The Chronicles of Narnia are reflective of Christian ideology, but Christian ideology is based on pagan ideology. When I read The Lion, the Witch, and the Wardrobe, I see the myth of the dying and resurrecting deity from various religions.

No, their beliefs do not detract from their works.


I read them, but I'm not sure they did me much good. Certainly the religious allegories never penetrated deeply beyond just a surface similarity without much to say. The conflict of good vs evil stayed with me for a long time, and I've come to believe that the tendency to typify other people as evil is the source of much suffering in human history.
In the end i think that the Buddhists are right, and that the sources of suffering are inside the human mind. You don't blame a lion for killing an antelope, but you can blame humans for taking slaves, they ought to know better.

Denker Level 7 June 5, 2018

Can't stand C.S. Lewis


C. S. Lewis i read


Many religious metaphors are allegories for human concepts. The framing, whether religious, philosophical, cultural or any other context are irrelevant if the text speaks to the individual. Consequently, whether Tolkien or Marx, there will be many parallels in well executed literature.

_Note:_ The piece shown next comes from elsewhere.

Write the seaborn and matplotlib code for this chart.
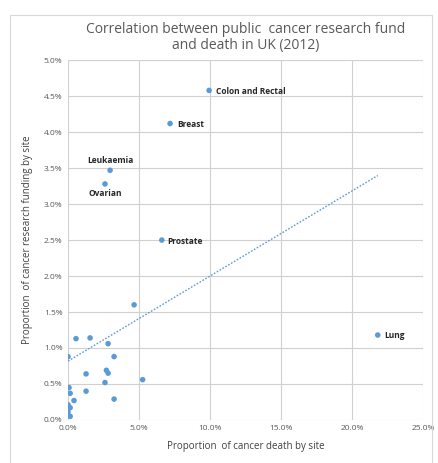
import numpy as np
import pandas as pd
import seaborn as sns
import matplotlib.pyplot as plt
from matplotlib.patches import Rectangle
from matplotlib.ticker import PercentFormatter

# Data (percent of deaths, percent of funding)
sites = ["Colon and Rectal", "Breast", "Leukaemia", "Ovarian", "Prostate", "Lung"]
site_death = [9.93, 7.18, 2.96, 2.60, 6.60, 21.8]
site_fund = [4.58, 4.12, 3.47, 3.28, 2.50, 1.18]

other_death = [4.65, 0.0, 0.56, 1.55, 2.82, 3.24, 1.27, 2.7, 2.82, 2.6, 5.25,
               0.07, 1.27, 0.15, 0.42, 0.0, 0.15, 0.0, 0.15, 3.24]
other_fund = [1.60, 0.88, 1.13, 1.14, 1.06, 0.88, 0.64, 0.69, 0.65, 0.52, 0.56,
              0.45, 0.40, 0.37, 0.27, 0.21, 0.17, 0.11, 0.05, 0.29]

df = pd.DataFrame({
    "death": site_death + other_death,
    "fund": site_fund + other_fund,
})

sns.set_style("whitegrid")
plt.rcParams['font.family'] = ['Open Sans', 'DejaVu Sans']

fig = plt.figure(figsize=(4.39, 4.63), dpi=100)
ax = fig.add_axes([0.155, 0.093, 0.809, 0.777])

# outer chart frame
fig.patches.append(Rectangle((0.023, -0.01), 0.961, 0.978, transform=fig.transFigure,
                             fill=False, edgecolor="#d9d9d9", lw=0.8))

sns.scatterplot(data=df, x="death", y="fund", color="#5b9bd5", s=16,
                edgecolor="none", ax=ax)

# linear trendline
slope, inter = np.polyfit(df["death"], df["fund"], 1)
xs = np.array([0, max(df["death"])])
ax.plot(xs, slope * xs + inter, ls=(0, (1.2, 1.2)), color="#5b9bd5", lw=1)

# point labels
offsets = {"Colon and Rectal": (5, -1, "left", "center"),
           "Breast": (5, -1, "left", "center"),
           "Leukaemia": (0, 4, "center", "bottom"),
           "Ovarian": (0, -4, "center", "top"),
           "Prostate": (4, -1, "left", "center"),
           "Lung": (5, 0, "left", "center")}
for name, x, y in zip(sites, site_death, site_fund):
    dx, dy, ha, va = offsets[name]
    ax.annotate(name, (x, y), xytext=(dx, dy), textcoords="offset points",
                ha=ha, va=va, fontsize=6, fontweight="bold", color="#262626")

ax.set_xlim(0, 25)
ax.set_ylim(0, 5)
ax.set_xticks(np.arange(0, 26, 5))
ax.set_yticks(np.arange(0, 5.01, 0.5))
ax.xaxis.set_major_formatter(PercentFormatter(decimals=1))
ax.yaxis.set_major_formatter(PercentFormatter(decimals=1))
ax.tick_params(labelsize=6, colors="#595959", length=0, pad=4)
ax.grid(color="#d0d0d0", lw=0.8)
for s in ax.spines.values():
    s.set_visible(False)

ax.set_xlabel("Proportion  of cancer death by site", fontsize=7, color="#404040", labelpad=6)
ax.set_ylabel("Proportion  of cancer research funding by site", fontsize=7, color="#404040",
              labelpad=8)
ax.set_title("Correlation between public  cancer research fund\nand death in UK (2012)",
             fontsize=10, color="#595959", pad=8, linespacing=1.1)

fig.savefig("out.png", dpi=100)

I loved C.S. Lewis, read and reread all of the Narnia books. Can't say I'm very fond of Tolkien; read one or two and watched some of the films though. I'm also a big fan of George MacDonald who was a similarly styled contemporary of Lewis. I have no problem with religion as mythos. In these stories, the Christian mythos is much more interesting. One of my peeves about the Bible is that so much of it is flat out snoresville. I lost all respect for the writers... since they obviously didn't respect me as a reader. smile009.gif


I honestly don't have a problem with the symbolism of Tolkien and loved The Hobbit and The Lord of the Rings, but The Silmarillionwas a bit tedious. I was cognizant of any religious message when I read it and thought Tolkien was brilliant.

JimG Level 8 June 7, 2018

I hope people realize that Tolkien's work is basically his modified version of Norse Mythology. Historically it has shown the belief that Christianity came from Scandinavian belief. Ancient Greek texts on parchment had ideas of "old testament" occurrences, before they were anyone else's ideas. Ancient Romans took (stole) from Scandinavia and Greek and made their own. Tolkien and Lewis knew each other they part of a 4 member social book club on campus, they would compare notes, talk about students. C.S. Lewis is Christian differences between what each one believed in shows in their work. While I have read some of their works but it's been a long time since I have. Now their complete works are in my Amazon cart.